Europe’s sovereign-debt crisis makes it “more likely” that regulators will delay implementation of new rules by two to five years, said Peter Thorne, a London-based banking analyst at Helvea SA.
“It’s not the role of regulators to precipitate the crisis,” he said. “They will wait and implement these things only as economic conditions allow.”
At stake for banks is the potential need to raise as much as $375 billion in fresh capital under the proposals being discussed by the Basel Committee, according to estimates by analysts at UBS, Switzerland’s biggest bank. Banks worldwide have written down $1.76 trillion since the credit crisis started in 2007, according to data compiled by Bloomberg.
Group of 20 finance ministers meeting in Busan, South Korea, earlier this month reiterated a deadline of the end of this year to agree on new capital and liquidity rules with the aim of implementing them by the end of 2012.
“We need to free the environment from this poisonous regulatory uncertainty,” Financial Stability Board chief Mario Draghi said June 5 in Busan.
Deutsche Bank of Frankfurt and London-based HSBC were among banks that wrote to the Basel Committee in April about the risks of regulation to economic growth.
The 36-year-old committee of central bankers and bank supervisors meets in the Swiss city of Basel and is rewriting international capital standards for banks.
“It is unrealistic to expect such significant capital- raising to occur without a significant impact on lending, businesses and ultimately growth and employment,” Deutsche Bank’s global head of government and regulatory affairs Andrew Procter said in the company’s letter.
HSBC Chief Financial Officer Douglas Flint wrote that it’s “essential” to assess “the consequential impacts on employment and the economy.” Deutsche Bank spokesman Ronald Weichert and an HSBC spokesman who asked not to be identified declined to comment on this article.
Financial-services leaders are vying to draw a line in the sand with the banking crisis, which led to hundreds of billions of dollars of taxpayer bailouts of banks such as UBS, Edinburgh- based Royal Bank of Scotland Group Plc and Citigroup Inc. in New York.
The IIF, based in Washington, plays “a significant role” in financial crises by “bringing together the views of leaders of the private financial sector, exchanging those views with public-sector officials, and supporting those with analytical reports,” said Frank Vogl, a spokesman for the IIF.

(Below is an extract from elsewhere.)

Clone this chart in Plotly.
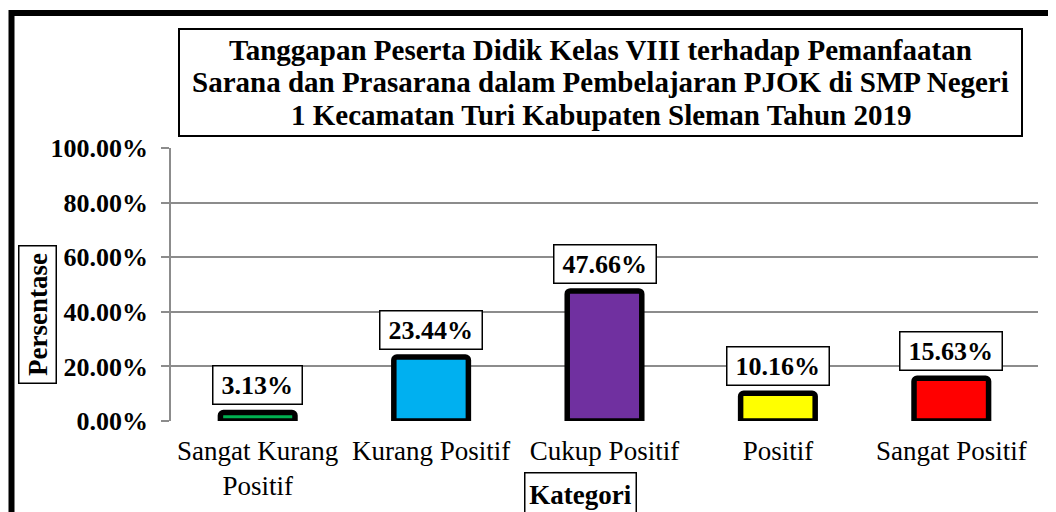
"""Tanggapan peserta didik - bar chart (Excel look) in plotly."""
import plotly.graph_objects as go

kategori = ["Sangat Kurang<br>Positif", "Kurang Positif", "Cukup Positif",
            "Positif", "Sangat Positif"]
persen = [0.0313, 0.2344, 0.4766, 0.1016, 0.1563]
warna = ["#00B050", "#00B0F0", "#7030A0", "#FFFF00", "#FF0000"]
label = ["3.13%", "23.44%", "47.66%", "10.16%", "15.63%"]
judul = ["Tanggapan Peserta Didik Kelas VIII terhadap Pemanfaatan",
         "Sarana dan Prasarana dalam Pembelajaran PJOK di SMP Negeri",
         "1 Kecamatan Turi Kabupaten Sleman Tahun 2019"]

SERIF = "Liberation Serif, Times New Roman, serif"
OFF = 8  # page margin of the html body
W, H = 1056 - OFF, 512 - OFF
L, T = 171 - OFF, 148 - OFF
R, B = W - (1038 - OFF), H - (421 - OFF)
PW, PH = W - L - R, H - T - B


def px(x):  # screen px -> paper
    return (x - OFF - L) / PW


def py(y):
    return (H - B - (y - OFF)) / PH


def text_w(t, size):
    em = sum(1.0 if c == "%" else 0.25 if c == "." else 0.5 for c in t)
    return em * size


fig = go.Figure()
fig.add_bar(x=kategori, y=persen, width=0.43,
            marker=dict(color=warna, line=dict(color="black", width=5.5)),
            marker_cornerradius=3, hoverinfo="skip")

# data labels in boxes
for k, v, t in zip(kategori, persen, label):
    fig.add_annotation(x=k, y=v, text=t, showarrow=False, yanchor="bottom",
                       yshift=7, width=text_w(t, 26) + 10, height=31,
                       bgcolor="white", bordercolor="black",
                       borderwidth=1.5, borderpad=3,
                       font=dict(family=SERIF, size=26, color="black", weight="bold"))

# title box, lines set one by one for the tight leading
fig.add_shape(type="rect", xref="paper", yref="paper",
              x0=px(179), x1=px(1022), y0=py(29), y1=py(136),
              line=dict(color="black", width=2), fillcolor="white")
for i, line in enumerate(judul):
    fig.add_annotation(xref="paper", yref="paper", x=px(600.5), xanchor="center",
                       y=py(50 + 32.5 * i), yanchor="middle", text=line,
                       showarrow=False,
                       font=dict(family=SERIF, size=29, color="black", weight="bold"))

# axis titles in boxes
fig.add_annotation(xref="paper", yref="paper", x=px(37), y=py(315),
                   xanchor="center", yanchor="middle", width=130, height=30,
                   text="Persentase", textangle=-90, showarrow=False,
                   bgcolor="white", bordercolor="black", borderwidth=1.5, borderpad=3,
                   font=dict(family=SERIF, size=27, color="black", weight="bold"))
fig.add_annotation(xref="paper", yref="paper", x=px(580), y=py(494),
                   xanchor="center", yanchor="middle", width=104, height=36,
                   text="Kategori", showarrow=False,
                   bgcolor="white", bordercolor="black", borderwidth=1.5, borderpad=3,
                   font=dict(family=SERIF, size=27, color="black", weight="bold"))

# outer frame (only top/left visible in the crop)
fig.add_shape(type="rect", xref="paper", yref="paper",
              x0=px(11.5), x1=px(1090), y0=py(13), y1=py(560),
              line=dict(color="black", width=6), layer="below")

fig.update_layout(
    width=W, height=H, margin=dict(l=L, r=R, t=T, b=B),
    plot_bgcolor="white", paper_bgcolor="white", showlegend=False,
    xaxis=dict(showgrid=False, ticks="", showline=False, ticklabelstandoff=11,
               automargin=False,
               tickfont=dict(family=SERIF, size=27, color="black")),
    yaxis=dict(range=[0, 1], dtick=0.2, tickformat=".2%", automargin=False,
               showgrid=True, gridcolor="#8c8c8c", gridwidth=1.5,
               showline=True, linecolor="#8c8c8c", linewidth=1.5,
               ticks="outside", ticklen=8, tickcolor="#8c8c8c", tickwidth=1.5,
               zeroline=False, ticklabelstandoff=8,
               tickfont=dict(family=SERIF, size=26, color="black", weight="bold")),
)

fig.write_html("out.html")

The IIF was started in 1983 by bankers grappling with the Latin American debt crisis. It was founded at Ditchley Park near Oxford, the location of a U.K. organization founded “to promote Anglo-American understanding.”
The IIF published a report on May 24 calling for a new “cross-border resolution regime” for failed lenders, which would force shareholders, creditors and banks to shoulder the cost of future banking crises. It also voiced opposition to limiting the size of banks or breaking them up, saying they are crucial to financing global corporations and supporting economies.
“As long as we have a banking system we will continue to have banking crises, so the single most important issue is and remains how do we deal with banks when they fail?” said Simon Gleeson, a financial regulatory specialist at Clifford Chance LLP, who is speaking at the conference. “National governments seem to be absolutely terrified of making any firm commitment to mutual cooperation in a crisis.”
While bankers and regulators wrangle over what’s more effective -- holding more capital or being able to let too-big- to-fail banks go bust -- neither approach goes far enough, Nouriel Roubini, the New York University professor who predicted the financial crisis, said at a conference in Zermatt, Switzerland, on June 4.
“The idea that we’re going to orderly close them down through a resolution regime to me is a pipe dream,” Roubini said. “If it’s too big to fail, then it’s just too big. It should be either broken up or induced to break up through really high capital charges.”